Good thing we’re not trading stocks. We’re in real estate, a field where a 100% ROI is not only possible, but also inevitable - depending on how many years you hold a property. In our field, a 100% ROI could even come within a year of acquiring a property. Should that happen, don’t sell your property. You may be tempted to sell, since it means - in theory - that you can claim the 100% ROI. Fight the temptation, though. You really don’t want to sell at this point. Trust me. We’re still in the first inning. And there are plenty of innings to go.
Selling is a bad idea because you won’t get the full 100% ROI. It may look like there’s a $50,000 payday waiting for you if you sell. Yet selling entails numerous expenses. Capital gains taxes would be one, if it’s not your principal residence or if you’ve lived in it for less than one year. Others would include realtor selling commissions, and legal fees. After these expenses, your $50K payday could look more like a $35K payday.
But wait, there’s more...
You’ve also taken a huge step backward. By cashing out as soon as your property increases in value, you’re now without any assets. Back to square one. With a little more cash than when you started. Yet no closer to building a framework for long-term financial independence.

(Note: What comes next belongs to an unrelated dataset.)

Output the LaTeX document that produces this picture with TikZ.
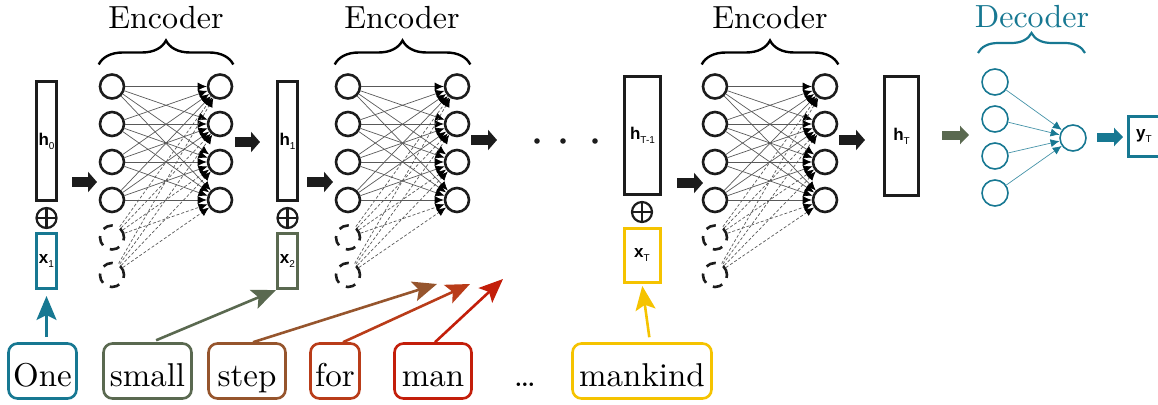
\documentclass[tikz,border=0pt]{standalone}
\usepackage{fontspec}
\newfontfamily\labf{Liberation Sans}
\newfontfamily\wordf{lmroman10-regular.otf}
\usetikzlibrary{arrows.meta,decorations.pathreplacing,calc}
\definecolor{cteal}{HTML}{177892}
\definecolor{cgreen}{HTML}{5A6950}
\definecolor{cbrown}{HTML}{96552D}
\definecolor{crust}{HTML}{B93C19}
\definecolor{cred}{HTML}{C31E0A}
\definecolor{cyell}{HTML}{F5C300}
\definecolor{cblk}{HTML}{1C1C1C}
\newcommand{\boxlab}[2]{{\labf\bfseries\fontsize{17}{17}\selectfont #1}\raisebox{-4pt}{\labf\fontsize{10}{10}\selectfont #2}}
\begin{document}
\begin{tikzpicture}[x=1pt,y=-1pt,
  neu/.style={circle,draw=cblk,line width=2.6pt,minimum size=24pt,inner sep=0pt},
  dneu/.style={neu,dash pattern=on 10pt off 8pt},
  edge/.style={draw=black!65,line width=0.7pt,-{Latex[length=9pt,width=8pt,black]}},
  dedge/.style={edge,dash pattern=on 3pt off 2pt},
  hbox/.style={draw=cblk,line width=3pt,inner sep=0pt,minimum width=20pt,minimum height=119pt},
  xbox/.style={draw,line width=3pt,inner sep=0pt,minimum width=20pt,minimum height=55pt},
  oplus/.style={circle,draw=cblk,line width=2.2pt,minimum size=20pt,inner sep=0pt,
    path picture={\draw[line width=2.2pt] (path picture bounding box.north) -- (path picture bounding box.south)
      (path picture bounding box.west) -- (path picture bounding box.east);}},
  blk/.style={draw=cblk,line width=10pt,-{Triangle[length=9pt,width=20pt,cblk]}},
  wbox/.style={draw,rounded corners=9pt,line width=2.6pt,minimum height=55pt,inner sep=0pt,
    text height=32pt,text depth=2pt,font=\wordf\fontsize{33}{36}\selectfont},
  wtext/.style={inner sep=0pt,text height=32pt,text depth=2pt,font=\wordf\fontsize{33}{36}\selectfont},
  warr/.style={line width=2.6pt,-{Stealth[length=24pt,width=20pt,inset=5pt]}},
  title/.style={font=\wordf\fontsize{32}{34}\selectfont},
  brc/.style={decorate,decoration={brace,amplitude=24pt},line width=2.4pt},
  dneuron/.style={circle,draw=cteal,line width=1.6pt,minimum size=26pt,inner sep=0pt},
  dedgeT/.style={draw=cteal!80,line width=0.7pt,-{Latex[length=9pt,width=8pt,cteal]}}
]
\useasboundingbox (0,0) rectangle (1158,404);

% encoder blocks
\foreach \lx/\rx/\bn/\tx in {112/220/a/166, 348/457/b/402, 715/825/c/770} {
  \foreach \i/\yy in {1/86.5,2/124,3/162,4/200} {
    \node[neu] (\bn L\i) at (\lx,\yy) {};
    \node[neu] (\bn R\i) at (\rx,\yy) {};
  }
  \foreach \i/\yy in {5/237.5,6/275} {
    \node[dneu] (\bn L\i) at (\lx,\yy) {};
  }
  \foreach \i in {1,...,4} {
    \foreach \j in {1,...,4} {
      \draw[edge] (\bn L\i) -- (\bn R\j);
    }
  }
  \foreach \i in {5,6} {
    \foreach \j in {1,...,4} {
      \draw[dedge] (\bn L\i) -- (\bn R\j);
    }
  }
  \node[title] (E\bn) at (\tx,18) {Encoder};
  \draw[brc] ($(\bn L1.west)+(0,-22)$) -- ($(\bn R1.east)+(0,-22)$);
}

% state boxes
\node[hbox] (h0) at (46.5,141) {\boxlab{h}{0}};
\node[oplus] (p0) at (46.5,218) {};
\node[xbox,draw=cteal] (x1) at (46.5,261) {\boxlab{x}{1}};

\node[hbox] (h1) at (287.5,141) {\boxlab{h}{1}};
\node[oplus] (p1) at (287.5,218) {};
\node[xbox,draw=cgreen] (x2) at (287.5,261) {\boxlab{x}{2}};

\node[hbox,minimum width=36pt,minimum height=118pt] (hT1) at (642.5,135.5) {\boxlab{h}{T-1}};
\node[oplus] (pT) at (642,212) {};
\node[xbox,draw=cyell,minimum width=36pt,minimum height=54pt] (xT) at (642,255.5) {\boxlab{x}{T}};

\node[hbox,minimum width=34pt,minimum height=119pt] (hT) at (901.5,136) {\boxlab{h}{T}};

% block arrows
\draw[blk] (72,182) -- (97,182);
\draw[blk] (235,142) -- (260,142);
\draw[blk] (307,182) -- (333,182);
\draw[blk] (471,140) -- (497,140);
\draw[blk] (677,183) -- (703,183);
\draw[blk] (839,140) -- (865,140);

% dots
\fill[cblk] (537,141) circle (2.8pt);
\fill[cblk] (563,141) circle (2.8pt);
\fill[cblk] (595,141) circle (2.8pt);

% decoder
\node[title,text=cteal] (D) at (1032,17) {Decoder};
\draw[brc,cteal,decoration={amplitude=20pt},line width=2.2pt] (978,53) -- (1085,53);
\foreach \i/\yy in {1/82,2/119,3/156,4/193} {
  \node[dneuron] (dL\i) at (995,\yy) {};
}
\node[dneuron] (dR) at (1073,138) {};
\foreach \i in {1,...,4} { \draw[dedgeT] (dL\i) -- (dR); }
\draw[draw=cgreen,line width=9pt,-{Triangle[length=9pt,width=18pt,cgreen]}] (942,135) -- (969,135);
\draw[draw=cteal,line width=9pt,-{Triangle[length=9pt,width=18pt,cteal]}] (1097,137) -- (1123,137);
\node[draw=cteal,line width=3pt,inner sep=0pt,minimum width=32pt,minimum height=40pt] (yT) at (1144,136.5) {\boxlab{y}{T}};

% words
\node[wbox,draw=cteal,minimum width=68pt] (One) at (42.5,371) {One};
\node[wbox,draw=cgreen,minimum width=88pt] (small) at (147.5,371) {small};
\node[wbox,draw=cbrown,minimum width=77pt] (step) at (247,371) {step};
\node[wbox,draw=crust,minimum width=49pt] (for) at (335,371) {for};
\node[wbox,draw=cred,minimum width=77pt] (man) at (433,371) {man};
\node[wtext] (ell) at (525,371) {\dots};
\node[wbox,draw=cyell,minimum width=139pt] (mankind) at (642,371) {mankind};

\coordinate (stepend) at (437,284);
\coordinate (forend) at (470,284);
\coordinate (manend) at (503,279);

\draw[warr,cteal,shorten <=5pt,shorten >=6pt] (One.north -| x1.south) -- (x1.south);
\draw[warr,cgreen,shorten <=5pt] ([xshift=4pt]small.north) -- (x2.south west);
\draw[warr,cbrown] ([xshift=6pt]step.north) -- (stepend);
\draw[warr,crust] ([xshift=8pt]for.north) -- (forend);
\draw[warr,cred] ([xshift=2pt]man.north) -- (manend);
\draw[warr,cyell,shorten <=5pt,shorten >=2pt] ([xshift=8pt]mankind.north) -- (xT.south);
\end{tikzpicture}
\end{document}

Sorry to beat you over the head with this. Especially after we spent Chapter Two covering the need for long-term thinking and an investor mindset. I just want you to be mindful of the temptation that can arise when your first real estate investment begin to bear fruit. That’s always an exciting time. I see it as analogous to growing tomatoes in a backyard garden. At the first blush of red, it’s tempting to pick the tomatoes and eat them. Yet if you can just wait a few weeks, your tomatoes will taste infinitely better. So too with real estate, where a good ROI today can be even sweeter years later.

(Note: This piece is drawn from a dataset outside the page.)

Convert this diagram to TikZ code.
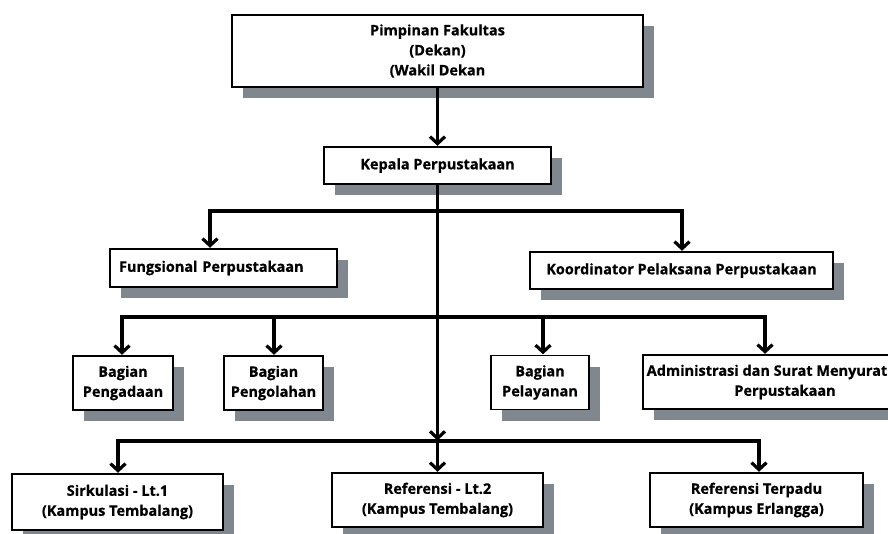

As a bonus... I’m going to give you another snippet from my book "Along for the Ride" where I talk about the investors mindset you must possess if you want to achieve financial success and wealth.
From Chapter 2 of "Along for the Ride":
My goal in this chapter is to help you overcome one of these internal problems. I believe it’s the largest and most serious of the bunch. The problem to which I’m referring is the “trader’s mentality”.
The trader’s mentality comes from the world of stocks. In that world, people are accustomed to stocks being bought and sold in a short period. Sometimes, that period is a few weeks. At other times, it can be as brief as a few minutes. But it’s almost always short. With some exceptions, the average trader isn’t looking to buy a stock and then sell it in ten years. Traders tend to be focused instead on the here and now. What stocks can be bought and then sold (i.e. “flipped”) in the shortest possible time for the highest possible profit.
You can’t blame them for thinking this way. The trader’s mentality makes perfect sense on Wall Street, where the markets are whizzing around at breakneck speeds. In that kind of climate, short-term thinking can literally pay off.
The problem, though, is that the trader’s mentality is often transplanted into other fields. Fields that are nothing like stock trading.
In my work as a realtor, I see this mistake time and again. People look at properties with the eyes of a stock trader. They don’t understand that a trader’s strategy of quickly buying and selling (“flipping”) stocks won’t work on houses.
The reason is that real estate properties are fundamentally different from stocks. A property like a house is not some invisible thing that a company can arbitrarily issue more of. Instead, the house and nearly any other piece of real estate is physical and limited in quantity. Because of these differences, it’s a far bigger deal to buy and sell real estate than stocks. Property inspections have to be done. Banks have to be notified and then approve financing. Insurance has to be worked out. And all that’s just the tip of the proverbial iceberg. So many items have to be handled in a real estate transaction that the process often takes months.
Buying and selling stocks, by contrast, can be done in a matter of seconds. This means that a trader could sell off his entire portfolio of stocks in a few short minutes. Good luck doing that in real estate. A real estate portfolio, made of multiple properties, would take months or even years to sell off. And it would also be more expensive to sell than the stock portfolio. Transaction costs for selling a stock portfolio might be a few hundred dollars. Compare that to real estate where costs include capital gains taxes, agent commissions, and legal fees. Add those real estate costs up and you’re looking at tens of thousands of dollars.
Given all of these differences, it’s a major mistake to think about real estate using the short-term, trader’s mentality. You’re better off approaching real estate with the investor’s mindset.
When you think like an investor, you focus on the long-term. This is perfect for real estate, since it’s a market that doesn’t go up every year. Stocks don’t go up every year. But neither does real estate or any other market (antique cars, art work, wine, etc.).
Real estate prices do increase, though. It’s just that the increase happens over spans of at least eight to ten years. That time frame favours the investor, since they don’t mind waiting.